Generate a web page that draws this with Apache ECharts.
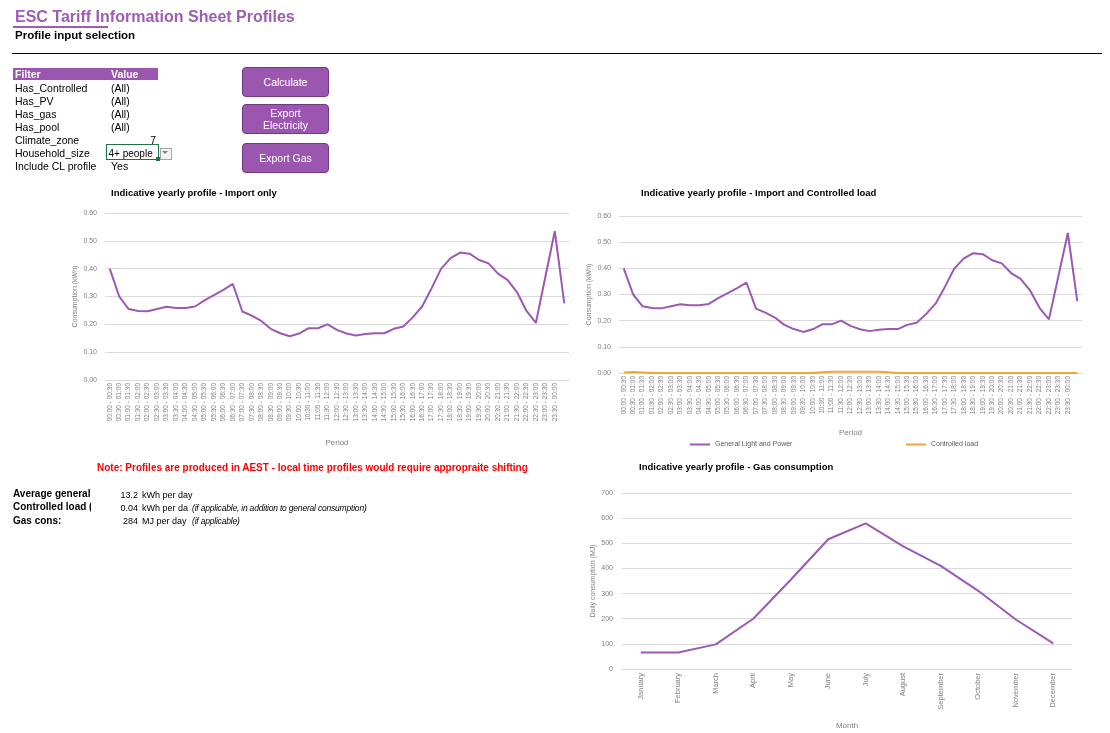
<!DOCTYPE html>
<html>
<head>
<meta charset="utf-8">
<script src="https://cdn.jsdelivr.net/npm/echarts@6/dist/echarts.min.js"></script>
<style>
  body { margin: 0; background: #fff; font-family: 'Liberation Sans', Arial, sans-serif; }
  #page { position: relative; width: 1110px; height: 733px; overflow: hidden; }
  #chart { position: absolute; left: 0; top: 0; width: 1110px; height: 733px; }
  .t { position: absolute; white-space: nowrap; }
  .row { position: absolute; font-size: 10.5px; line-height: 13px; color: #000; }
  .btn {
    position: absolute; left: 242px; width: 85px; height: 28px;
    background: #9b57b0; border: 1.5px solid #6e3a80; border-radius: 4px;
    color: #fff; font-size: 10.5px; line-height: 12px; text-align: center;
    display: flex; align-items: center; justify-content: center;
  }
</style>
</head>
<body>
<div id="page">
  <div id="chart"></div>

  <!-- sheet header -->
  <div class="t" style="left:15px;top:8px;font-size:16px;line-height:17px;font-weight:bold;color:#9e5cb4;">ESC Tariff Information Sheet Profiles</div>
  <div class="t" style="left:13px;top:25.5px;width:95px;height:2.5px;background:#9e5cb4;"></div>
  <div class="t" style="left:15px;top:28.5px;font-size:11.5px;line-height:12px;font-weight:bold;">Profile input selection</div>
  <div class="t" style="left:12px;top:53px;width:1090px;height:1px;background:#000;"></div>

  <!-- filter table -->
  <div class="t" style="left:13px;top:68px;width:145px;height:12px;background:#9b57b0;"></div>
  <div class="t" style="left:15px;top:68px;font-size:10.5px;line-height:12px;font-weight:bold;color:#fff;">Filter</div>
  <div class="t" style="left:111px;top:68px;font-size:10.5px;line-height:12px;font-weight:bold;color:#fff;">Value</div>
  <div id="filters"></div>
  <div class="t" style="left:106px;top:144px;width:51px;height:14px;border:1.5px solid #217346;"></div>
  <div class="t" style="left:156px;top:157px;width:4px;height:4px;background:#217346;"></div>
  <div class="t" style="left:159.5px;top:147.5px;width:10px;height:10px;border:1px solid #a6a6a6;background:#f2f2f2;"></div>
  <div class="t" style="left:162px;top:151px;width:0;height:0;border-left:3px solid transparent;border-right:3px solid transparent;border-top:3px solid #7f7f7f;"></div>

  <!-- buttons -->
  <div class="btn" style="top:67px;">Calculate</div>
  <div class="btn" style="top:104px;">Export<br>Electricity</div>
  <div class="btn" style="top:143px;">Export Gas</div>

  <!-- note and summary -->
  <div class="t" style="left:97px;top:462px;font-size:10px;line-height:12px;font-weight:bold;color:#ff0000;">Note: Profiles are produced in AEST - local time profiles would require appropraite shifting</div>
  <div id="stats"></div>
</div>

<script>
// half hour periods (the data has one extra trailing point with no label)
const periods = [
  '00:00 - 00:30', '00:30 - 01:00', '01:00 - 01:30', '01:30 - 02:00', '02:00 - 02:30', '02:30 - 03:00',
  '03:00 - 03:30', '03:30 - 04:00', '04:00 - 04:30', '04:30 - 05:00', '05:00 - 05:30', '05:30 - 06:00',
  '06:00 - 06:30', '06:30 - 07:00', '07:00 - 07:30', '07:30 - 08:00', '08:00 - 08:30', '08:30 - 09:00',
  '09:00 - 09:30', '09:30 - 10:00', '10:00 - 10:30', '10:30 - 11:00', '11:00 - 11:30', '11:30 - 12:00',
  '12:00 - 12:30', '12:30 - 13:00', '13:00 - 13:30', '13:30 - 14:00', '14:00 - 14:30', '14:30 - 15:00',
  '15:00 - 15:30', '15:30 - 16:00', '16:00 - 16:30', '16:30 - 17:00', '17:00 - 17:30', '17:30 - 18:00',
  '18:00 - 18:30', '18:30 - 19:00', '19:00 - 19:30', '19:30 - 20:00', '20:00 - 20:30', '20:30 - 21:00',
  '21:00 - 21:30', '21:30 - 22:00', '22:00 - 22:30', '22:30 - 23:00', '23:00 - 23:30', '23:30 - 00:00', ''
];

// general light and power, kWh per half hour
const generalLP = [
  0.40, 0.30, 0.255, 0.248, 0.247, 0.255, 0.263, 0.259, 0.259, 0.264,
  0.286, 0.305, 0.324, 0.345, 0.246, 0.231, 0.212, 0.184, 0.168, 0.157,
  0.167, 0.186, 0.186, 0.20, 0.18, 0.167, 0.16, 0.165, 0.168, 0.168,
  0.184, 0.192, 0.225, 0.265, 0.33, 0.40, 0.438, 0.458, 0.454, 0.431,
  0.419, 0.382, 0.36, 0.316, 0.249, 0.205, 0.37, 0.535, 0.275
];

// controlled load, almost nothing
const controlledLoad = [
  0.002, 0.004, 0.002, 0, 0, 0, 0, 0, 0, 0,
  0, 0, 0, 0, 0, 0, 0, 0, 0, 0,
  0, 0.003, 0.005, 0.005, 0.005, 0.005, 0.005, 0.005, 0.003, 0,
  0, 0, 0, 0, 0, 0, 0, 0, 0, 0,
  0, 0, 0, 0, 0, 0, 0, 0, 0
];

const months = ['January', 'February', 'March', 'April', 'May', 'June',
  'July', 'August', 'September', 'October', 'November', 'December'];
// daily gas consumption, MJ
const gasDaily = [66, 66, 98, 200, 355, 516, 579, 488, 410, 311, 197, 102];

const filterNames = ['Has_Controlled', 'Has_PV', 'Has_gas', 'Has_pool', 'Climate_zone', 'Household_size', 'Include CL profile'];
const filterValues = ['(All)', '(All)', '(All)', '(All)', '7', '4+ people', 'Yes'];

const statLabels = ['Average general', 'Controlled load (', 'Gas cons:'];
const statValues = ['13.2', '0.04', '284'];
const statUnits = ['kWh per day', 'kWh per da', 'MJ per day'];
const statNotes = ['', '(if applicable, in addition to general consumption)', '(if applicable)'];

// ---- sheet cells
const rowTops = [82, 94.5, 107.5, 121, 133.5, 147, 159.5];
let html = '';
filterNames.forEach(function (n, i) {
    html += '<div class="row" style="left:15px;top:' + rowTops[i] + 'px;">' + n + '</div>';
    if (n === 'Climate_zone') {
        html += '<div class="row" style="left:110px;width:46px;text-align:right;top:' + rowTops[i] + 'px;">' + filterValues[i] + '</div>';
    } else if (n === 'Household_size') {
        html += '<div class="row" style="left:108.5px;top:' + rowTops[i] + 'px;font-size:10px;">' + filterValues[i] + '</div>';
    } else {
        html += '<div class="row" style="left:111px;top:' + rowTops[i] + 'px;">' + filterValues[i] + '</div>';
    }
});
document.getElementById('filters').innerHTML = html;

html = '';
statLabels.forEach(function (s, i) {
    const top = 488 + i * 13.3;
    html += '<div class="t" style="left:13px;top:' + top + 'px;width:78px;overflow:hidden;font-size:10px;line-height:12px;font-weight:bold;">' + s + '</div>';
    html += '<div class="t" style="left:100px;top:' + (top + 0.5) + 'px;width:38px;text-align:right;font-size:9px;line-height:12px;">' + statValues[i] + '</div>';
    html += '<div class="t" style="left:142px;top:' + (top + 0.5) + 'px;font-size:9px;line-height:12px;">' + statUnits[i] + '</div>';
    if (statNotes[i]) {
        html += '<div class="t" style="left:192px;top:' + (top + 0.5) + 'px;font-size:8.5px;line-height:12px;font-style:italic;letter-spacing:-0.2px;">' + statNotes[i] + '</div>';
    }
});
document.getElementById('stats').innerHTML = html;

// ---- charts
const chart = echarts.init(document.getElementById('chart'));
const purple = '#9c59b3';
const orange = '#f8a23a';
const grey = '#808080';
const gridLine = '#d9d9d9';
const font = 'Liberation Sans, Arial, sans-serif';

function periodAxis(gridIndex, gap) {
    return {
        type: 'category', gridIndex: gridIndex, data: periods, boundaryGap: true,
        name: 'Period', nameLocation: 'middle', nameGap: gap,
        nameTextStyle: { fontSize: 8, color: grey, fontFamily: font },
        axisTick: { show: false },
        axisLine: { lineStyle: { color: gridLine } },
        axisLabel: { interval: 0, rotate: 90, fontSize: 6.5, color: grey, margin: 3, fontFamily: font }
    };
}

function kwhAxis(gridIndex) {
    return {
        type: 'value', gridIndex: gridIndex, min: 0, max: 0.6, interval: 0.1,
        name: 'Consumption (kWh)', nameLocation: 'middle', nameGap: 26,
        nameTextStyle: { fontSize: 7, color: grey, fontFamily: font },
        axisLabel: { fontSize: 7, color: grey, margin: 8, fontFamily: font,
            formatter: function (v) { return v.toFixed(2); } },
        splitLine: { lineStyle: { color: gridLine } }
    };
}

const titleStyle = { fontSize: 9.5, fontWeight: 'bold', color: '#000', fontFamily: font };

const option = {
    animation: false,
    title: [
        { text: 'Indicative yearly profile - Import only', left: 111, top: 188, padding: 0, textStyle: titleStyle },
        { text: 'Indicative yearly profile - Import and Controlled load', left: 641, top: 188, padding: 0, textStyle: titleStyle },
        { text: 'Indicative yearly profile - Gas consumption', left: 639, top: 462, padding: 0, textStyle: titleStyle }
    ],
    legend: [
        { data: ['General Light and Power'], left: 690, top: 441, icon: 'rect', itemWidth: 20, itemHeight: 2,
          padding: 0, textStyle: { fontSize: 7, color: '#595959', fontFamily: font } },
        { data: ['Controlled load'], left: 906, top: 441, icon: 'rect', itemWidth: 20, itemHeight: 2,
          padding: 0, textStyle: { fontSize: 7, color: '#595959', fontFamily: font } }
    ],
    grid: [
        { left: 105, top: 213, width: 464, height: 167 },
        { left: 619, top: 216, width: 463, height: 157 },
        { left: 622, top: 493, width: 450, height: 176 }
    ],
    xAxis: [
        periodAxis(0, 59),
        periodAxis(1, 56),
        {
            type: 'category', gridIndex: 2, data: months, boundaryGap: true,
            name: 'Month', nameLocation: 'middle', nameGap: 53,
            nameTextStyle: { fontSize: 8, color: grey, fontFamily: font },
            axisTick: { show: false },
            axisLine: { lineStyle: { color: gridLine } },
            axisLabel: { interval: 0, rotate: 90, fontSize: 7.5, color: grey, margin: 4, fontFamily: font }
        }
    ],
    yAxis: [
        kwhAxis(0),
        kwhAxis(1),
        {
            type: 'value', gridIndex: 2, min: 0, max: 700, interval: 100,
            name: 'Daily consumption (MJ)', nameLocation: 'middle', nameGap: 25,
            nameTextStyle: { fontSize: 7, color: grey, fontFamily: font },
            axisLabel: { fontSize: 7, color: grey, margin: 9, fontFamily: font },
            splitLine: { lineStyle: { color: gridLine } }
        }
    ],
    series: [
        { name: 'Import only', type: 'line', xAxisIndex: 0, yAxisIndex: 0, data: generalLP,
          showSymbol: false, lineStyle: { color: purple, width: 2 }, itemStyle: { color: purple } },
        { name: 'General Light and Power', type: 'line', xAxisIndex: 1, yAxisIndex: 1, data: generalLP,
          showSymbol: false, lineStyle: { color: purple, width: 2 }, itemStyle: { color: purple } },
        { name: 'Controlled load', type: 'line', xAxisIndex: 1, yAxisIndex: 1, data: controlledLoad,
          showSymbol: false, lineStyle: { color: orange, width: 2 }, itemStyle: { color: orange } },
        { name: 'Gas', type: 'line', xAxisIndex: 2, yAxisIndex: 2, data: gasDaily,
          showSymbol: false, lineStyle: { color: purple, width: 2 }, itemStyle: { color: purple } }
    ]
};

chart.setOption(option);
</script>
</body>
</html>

§ GOAL: Restate each line from the start of the listing through the line bearing "solid transparent;border-right:3px solid" word for word. Drop the pictures.

§ WRITTEN ANSWER:
Generate a web page that draws this with Apache ECharts.
<!DOCTYPE html>
<html>
<head>
<meta charset="utf-8">
<script src="https://cdn.jsdelivr.net/npm/echarts@6/dist/echarts.min.js"></script>
<style>
  body { margin: 0; background: #fff; font-family: 'Liberation Sans', Arial, sans-serif; }
  #page { position: relative; width: 1110px; height: 733px; overflow: hidden; }
  #chart { position: absolute; left: 0; top: 0; width: 1110px; height: 733px; }
  .t { position: absolute; white-space: nowrap; }
  .row { position: absolute; font-size: 10.5px; line-height: 13px; color: #000; }
  .btn {
    position: absolute; left: 242px; width: 85px; height: 28px;
    background: #9b57b0; border: 1.5px solid #6e3a80; border-radius: 4px;
    color: #fff; font-size: 10.5px; line-height: 12px; text-align: center;
    display: flex; align-items: center; justify-content: center;
  }
</style>
</head>
<body>
<div id="page">
  <div id="chart"></div>

  <!-- sheet header -->
  <div class="t" style="left:15px;top:8px;font-size:16px;line-height:17px;font-weight:bold;color:#9e5cb4;">ESC Tariff Information Sheet Profiles</div>
  <div class="t" style="left:13px;top:25.5px;width:95px;height:2.5px;background:#9e5cb4;"></div>
  <div class="t" style="left:15px;top:28.5px;font-size:11.5px;line-height:12px;font-weight:bold;">Profile input selection</div>
  <div class="t" style="left:12px;top:53px;width:1090px;height:1px;background:#000;"></div>

  <!-- filter table -->
  <div class="t" style="left:13px;top:68px;width:145px;height:12px;background:#9b57b0;"></div>
  <div class="t" style="left:15px;top:68px;font-size:10.5px;line-height:12px;font-weight:bold;color:#fff;">Filter</div>
  <div class="t" style="left:111px;top:68px;font-size:10.5px;line-height:12px;font-weight:bold;color:#fff;">Value</div>
  <div id="filters"></div>
  <div class="t" style="left:106px;top:144px;width:51px;height:14px;border:1.5px solid #217346;"></div>
  <div class="t" style="left:156px;top:157px;width:4px;height:4px;background:#217346;"></div>
  <div class="t" style="left:159.5px;top:147.5px;width:10px;height:10px;border:1px solid #a6a6a6;background:#f2f2f2;"></div>
  <div class="t" style="left:162px;top:151px;width:0;height:0;border-left:3px solid transparent;border-right:3px solid transparent;border-top:3px solid #7f7f7f;"></div>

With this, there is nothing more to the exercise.